Title: Maritime Trade in the Philippines during the Early Colonial Period (Sixteenth and Seventeenth Centuries CE)
Description:
The arrival of the Spanish naval expedition in the Philippines in 1521 CE transformed the archipelago from a series of small and fragmented ports and polities engaged in Southeast Asian intra-regional trade into a locus of a maritime trade network on a global scale.
Manila became an entrepôt in the sixteenth and seventeenth centuries due to the Manila-Acapulco galleon trade, which ran for 250 years and linked the eastern and western worlds through the exchange of tangible trading commodities and technology as well as ideas, beliefs, and traditions.
This chapter provides a brief historical background of the maritime trade in the Philippines, with special focus on the Manila galleon trade.
It also provides a summary of the excavation results of Philippine underwater sites that have been dated to the sixteenth and seventeenth centuries.

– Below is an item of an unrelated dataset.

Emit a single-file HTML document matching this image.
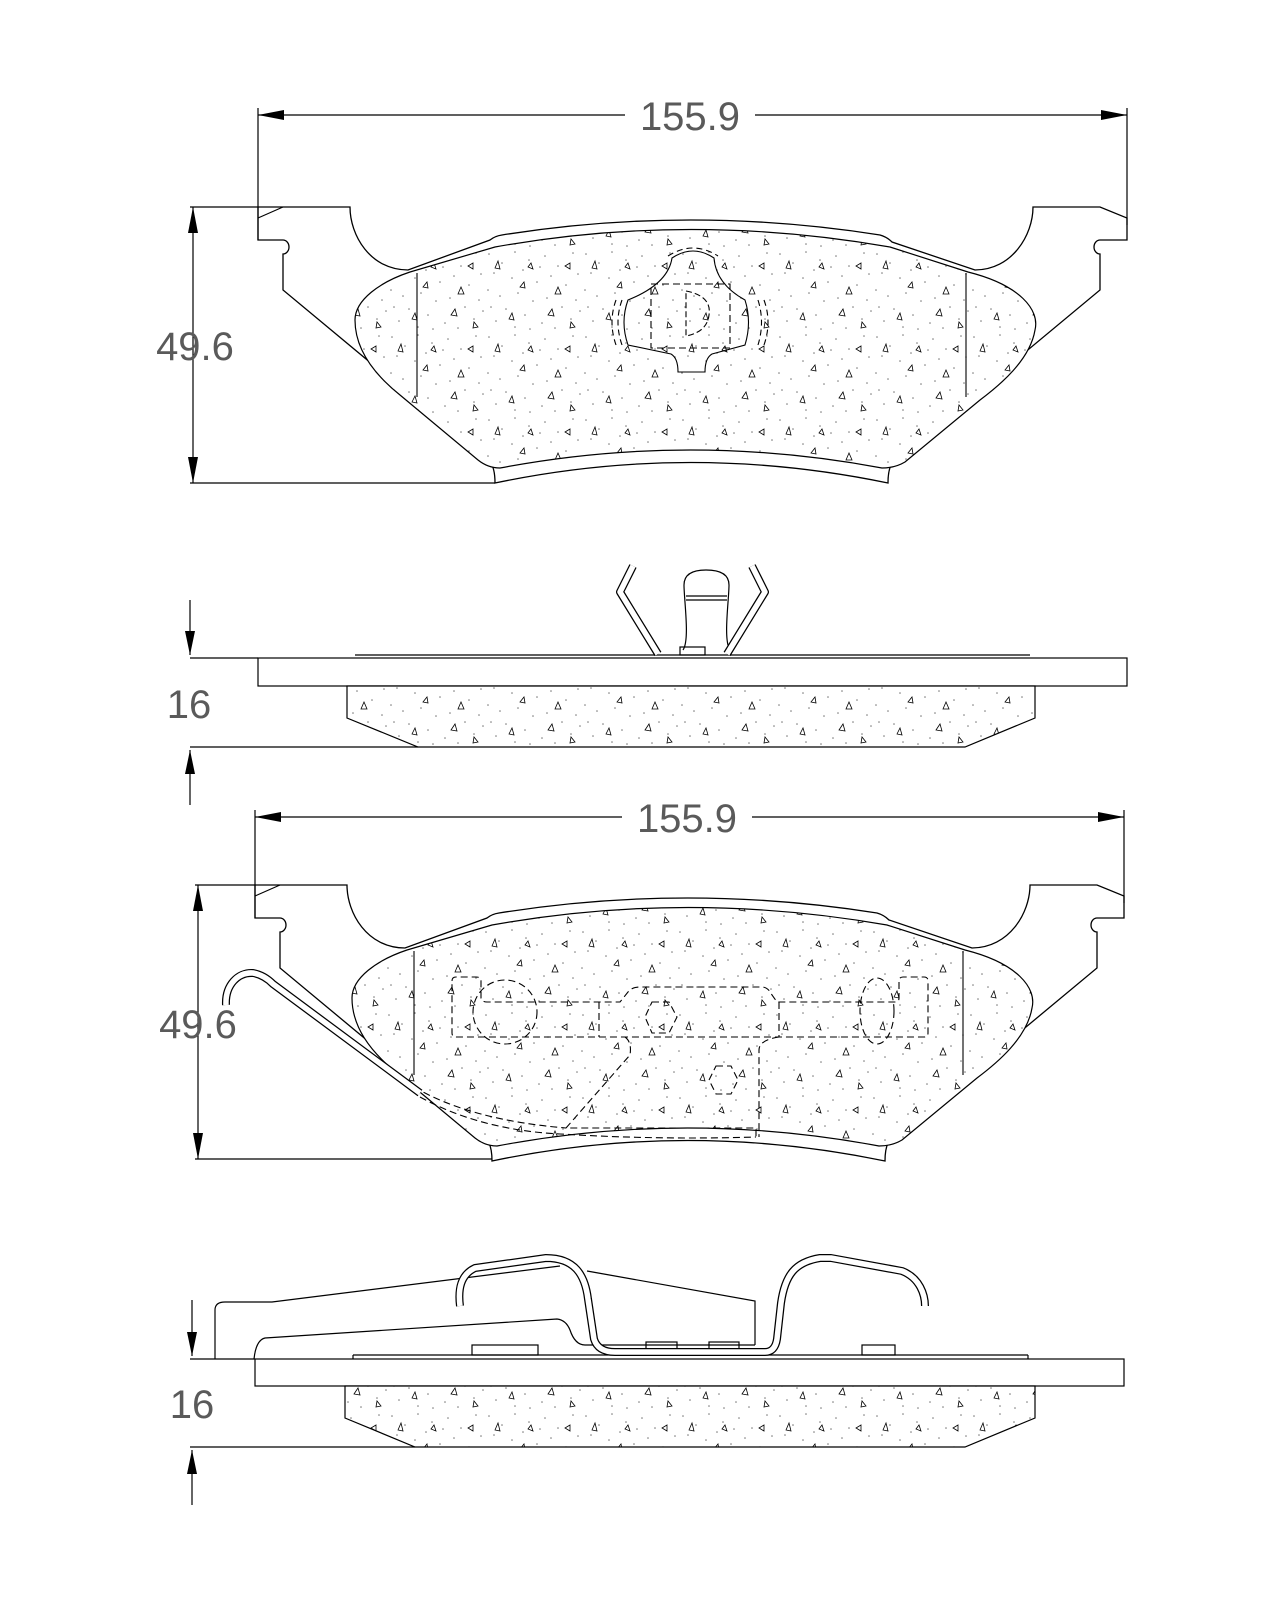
<!DOCTYPE html>
<html><head><meta charset="utf-8"><style>
html,body{margin:0;padding:0;background:#fff}
svg{display:block}
text{font-family:"Liberation Sans",sans-serif;fill:#5a5a5a}
</style></head><body>
<svg width="1280" height="1600" viewBox="0 0 1280 1600" xmlns="http://www.w3.org/2000/svg">
<defs>
<pattern id="sp" width="97" height="83" patternUnits="userSpaceOnUse">
<rect width="97" height="83" fill="#fff"/>
<g fill="#777">
<circle cx="4" cy="5" r="0.8"/><circle cx="17" cy="14" r="0.8"/><circle cx="30" cy="3" r="0.8"/><circle cx="44" cy="11" r="0.8"/>
<circle cx="9" cy="24" r="0.8"/><circle cx="27" cy="29" r="0.8"/><circle cx="38" cy="21" r="0.8"/><circle cx="52" cy="33" r="0.8"/>
<circle cx="3" cy="41" r="0.8"/><circle cx="15" cy="47" r="0.8"/><circle cx="33" cy="44" r="0.8"/><circle cx="48" cy="52" r="0.8"/>
<circle cx="21" cy="60" r="0.8"/><circle cx="40" cy="66" r="0.8"/><circle cx="11" cy="72" r="0.8"/><circle cx="60" cy="7" r="0.8"/>
<circle cx="73" cy="17" r="0.8"/><circle cx="88" cy="4" r="0.8"/><circle cx="66" cy="27" r="0.8"/><circle cx="81" cy="36" r="0.8"/>
<circle cx="93" cy="25" r="0.8"/><circle cx="62" cy="49" r="0.8"/><circle cx="77" cy="58" r="0.8"/><circle cx="91" cy="51" r="0.8"/>
<circle cx="57" cy="74" r="0.8"/><circle cx="70" cy="79" r="0.8"/><circle cx="86" cy="70" r="0.8"/><circle cx="30" cy="78" r="0.8"/>
<circle cx="6" cy="58" r="0.8"/><circle cx="45" cy="80" r="0.8"/><circle cx="95" cy="62" r="0.8"/><circle cx="55" cy="18" r="0.8"/>
</g>
<g fill="none" stroke="#000" stroke-width="0.8">
<path d="M10,19 l3,-7 l2,8 z"/><path d="M35,38 l4,-5 l1,6 z"/><path d="M48,20 l-5,-2 l3,-4 z"/>
<path d="M70,45 l3,-7 l3,7 z"/><path d="M85,14 l-5,3 l5,3 z"/><path d="M24,70 l3,-6 l2,7 z"/>
<path d="M63,66 l4,-6 l2,7 z"/><path d="M90,78 l-4,-5 l-1,6 z"/>
</g>
</pattern>
</defs>

<g fill="none" stroke="#000" stroke-width="1.2">
<line x1="258" y1="108" x2="258" y2="240"/>
<line x1="1127" y1="108" x2="1127" y2="225"/>
<line x1="258" y1="115" x2="625" y2="115"/>
<line x1="755" y1="115" x2="1127" y2="115"/>
<line x1="190" y1="207" x2="258" y2="207"/>
<line x1="190" y1="483" x2="495" y2="483"/>
<line x1="193" y1="207" x2="193" y2="483"/>
</g>
<g fill="#000">
<path d="M258,115 l26,-5 v10 z"/><path d="M1127,115 l-26,-5 v10 z"/>
<path d="M193,207 l-5,26 h10 z"/><path d="M193,483 l-5,-26 h10 z"/>
</g>
<text x="690" y="130" font-size="40" text-anchor="middle">155.9</text>
<text x="195" y="360" font-size="40" text-anchor="middle">49.6</text>

<g id="pad">
<path fill="none" stroke="#000" stroke-width="1.3" d="M258,207 H350 C350,235 370,270 408,270 L490,240 Q495,236 502,235 Q690,205 880,235 Q887,237 892,242 L975,270 C1012,270 1033,235 1033,207 H1100 L1127,218 V240 H1100 a6,7 0 0 0 0,14 V290 L893,462 Q888,468 888,483 Q690,442 495,483 Q495,468 490,462 L283,290 V254 a6,7 0 0 0 0,-14 H258 Z"/>
<path fill="none" stroke="#000" stroke-width="1.1" d="M258,218 L283,207"/>
<path fill="url(#sp)" stroke="#000" stroke-width="1.2" d="M410,272 L495,247 Q690,212 890,247 L968,272 C1020,285 1040,310 1035,330 C1030,360 1000,385 980,400 L905,462 Q895,468 882,468 Q690,432 500,468 Q488,468 478,460 L400,395 C375,375 355,350 355,320 C355,300 380,282 410,272 Z"/>
<line x1="417" y1="273" x2="417" y2="397" stroke="#000" stroke-width="1.1"/>
<line x1="966" y1="273" x2="966" y2="397" stroke="#000" stroke-width="1.1"/>
</g>

<g fill="none" stroke="#000" stroke-width="1.1">
<path d="M672,258 Q693,244 714,258 Q716,284 745,300 Q752,322 745,345 L712,354 Q705,358 705,372 H678 Q678,358 671,354 L628,345 Q620,322 628,300 Q668,284 672,258 Z"/>
<path stroke-dasharray="6,4" d="M668,256 Q693,240 718,256 M622,300 Q614,322 622,345 M764,300 Q772,322 764,345 M758,300 Q765,322 758,345 M616,300 Q608,322 616,345"/>
<rect x="651" y="284" width="79" height="64" stroke-dasharray="7,4"/>
<path stroke-dasharray="6,3" d="M686,291 Q712,296 709,315 Q707,332 686,336 Z"/>
</g>

<g fill="none" stroke="#000" stroke-width="1.2">
<rect x="258" y="658" width="869" height="28"/>
<line x1="355" y1="655" x2="1030" y2="655"/>
<path fill="url(#sp)" d="M347,686 H1035 V718 L965,747 H418 L347,718 Z"/>
<line x1="190" y1="658" x2="258" y2="658"/>
<line x1="190" y1="747" x2="418" y2="747"/>
<line x1="190" y1="600" x2="190" y2="655"/>
<line x1="190" y1="750" x2="190" y2="805"/>
<path d="M683,650 C690,640 684,600 684,585 Q684,570 706,570 Q729,570 729,585 C729,600 723,640 730,650"/>
<line x1="686" y1="596" x2="727" y2="596"/><line x1="686" y1="600" x2="727" y2="600"/>
<rect x="680" y="647" width="25" height="8"/>
</g>
<g fill="none" stroke-linejoin="round">
<path stroke="#000" stroke-width="8" d="M633,566 L620,592 L658,654 M752,566 L765,592 L727,654"/>
<path stroke="#fff" stroke-width="5.5" d="M633,566 L620,592 L658,654 M752,566 L765,592 L727,654"/>
</g>
<g fill="#000"><path d="M190,655 l-5,-24 h10 z"/><path d="M190,750 l-5,24 h10 z"/></g>
<text x="189" y="718" font-size="40" text-anchor="middle">16</text>

<g fill="none" stroke="#000" stroke-width="1.2">
<line x1="255" y1="810" x2="255" y2="918"/>
<line x1="1124" y1="810" x2="1124" y2="903"/>
<line x1="255" y1="817" x2="622" y2="817"/>
<line x1="752" y1="817" x2="1124" y2="817"/>
<line x1="195" y1="885" x2="255" y2="885"/>
<line x1="195" y1="1159" x2="492" y2="1159"/>
<line x1="198" y1="885" x2="198" y2="1159"/>
</g>
<g fill="#000">
<path d="M255,817 l26,-5 v10 z"/><path d="M1124,817 l-26,-5 v10 z"/>
<path d="M198,885 l-5,26 h10 z"/><path d="M198,1159 l-5,-26 h10 z"/>
</g>
<text x="687" y="832" font-size="40" text-anchor="middle">155.9</text>
<text x="198" y="1038" font-size="40" text-anchor="middle">49.6</text>
<use href="#pad" transform="translate(-3,678)"/>

<g fill="none" stroke="#000" stroke-width="1.1" stroke-dasharray="7,4">
<path d="M452,981 Q452,977 456,977 H476 Q481,977 481,981 V998 Q482,1002 487,1002 H620 L628,992 Q632,987 640,987 H762 Q768,987 772,995 L777,1002 H895 Q899,1002 899,998 V981 Q899,977 903,977 H924 Q928,977 928,981 V1033 Q928,1037 924,1037 H456 Q452,1037 452,1033 Z"/>
<circle cx="505" cy="1012" r="32"/>
<ellipse cx="877" cy="1011" rx="17" ry="33"/>
<line x1="599" y1="1002" x2="599" y2="1037"/>
<line x1="779" y1="1002" x2="779" y2="1037"/>
<path d="M625,1037 Q632,1042 630,1055 L566,1128 H756 V1137"/>
<path d="M779,1037 Q759,1040 759,1050 V1137"/>
<path d="M414,1087 Q470,1120 566,1128"/>
<path d="M420,1097 Q480,1130 560,1134 Q660,1140 756,1137"/>
<path d="M652,1002 L669,1002 L677,1017 L669,1033 L652,1033 L645,1017 Z"/>
<path d="M716,1066 L731,1066 L738,1080 L731,1094 L716,1094 L709,1080 Z"/>
</g>
<g fill="none" stroke-linejoin="round">
<path stroke="#000" stroke-width="8" d="M226,1005 C225,985 238,972 253,973 Q264,975 273,984 L420,1093"/>
<path stroke="#fff" stroke-width="5.5" d="M226,1005 C225,985 238,972 253,973 Q264,975 273,984 L420,1093"/>
</g>

<g fill="none" stroke="#000" stroke-width="1.2">
<path d="M215,1359 V1310 Q215,1302 225,1302 L272,1302 L560,1266 M587,1271 L755,1301 V1345"/>
<path d="M254,1359 Q256,1340 265,1338 L557,1319 Q566,1320 570,1330 Q575,1345 585,1345 H755"/>
<rect x="255" y="1359" width="869" height="27"/>
<line x1="353" y1="1355" x2="1028" y2="1355"/>
<line x1="353" y1="1355" x2="353" y2="1359"/><line x1="1028" y1="1355" x2="1028" y2="1359"/>
<rect x="472" y="1345" width="66" height="10"/>
<rect x="646" y="1342" width="31" height="13"/>
<rect x="709" y="1342" width="30" height="13"/>
<rect x="862" y="1345" width="33" height="10"/>
<path fill="url(#sp)" d="M345,1386 H1035 V1418 L965,1447 H415 L345,1418 Z"/>
<line x1="190" y1="1359" x2="255" y2="1359"/>
<line x1="190" y1="1447" x2="415" y2="1447"/>
<line x1="192" y1="1300" x2="192" y2="1356"/>
<line x1="192" y1="1450" x2="192" y2="1505"/>
</g>
<g fill="none" stroke-linejoin="round">
<path stroke="#000" stroke-width="8" d="M460,1306 C458,1290 460,1275 475,1268 L546,1258 C575,1258 585,1275 588,1299 L594,1339 Q598,1352 615,1352 H765 Q775,1352 777,1339 L781,1303 C785,1275 795,1262 820,1258 L831,1258 L902,1271 C920,1278 925,1295 925,1306"/>
<path stroke="#fff" stroke-width="5.5" d="M460,1306 C458,1290 460,1275 475,1268 L546,1258 C575,1258 585,1275 588,1299 L594,1339 Q598,1352 615,1352 H765 Q775,1352 777,1339 L781,1303 C785,1275 795,1262 820,1258 L831,1258 L902,1271 C920,1278 925,1295 925,1306"/>
</g>
<g fill="#000"><path d="M192,1356 l-5,-24 h10 z"/><path d="M192,1450 l-5,24 h10 z"/></g>
<text x="192" y="1418" font-size="40" text-anchor="middle">16</text>
</svg>
</body></html>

The shipwrecks include the Manila galleons San Diego, Nuestra Señora de la Vida, Encarnación, and San José as well as other shipwrecks: Española, Marinduque, Royal Captain Shoal, and San Isidro.
These vessels carried both peoples of different nationalities and a wide range of trading and utilitarian goods, and they provided valuable information on the diversity and complexity of maritime trade in the Philippines at this time.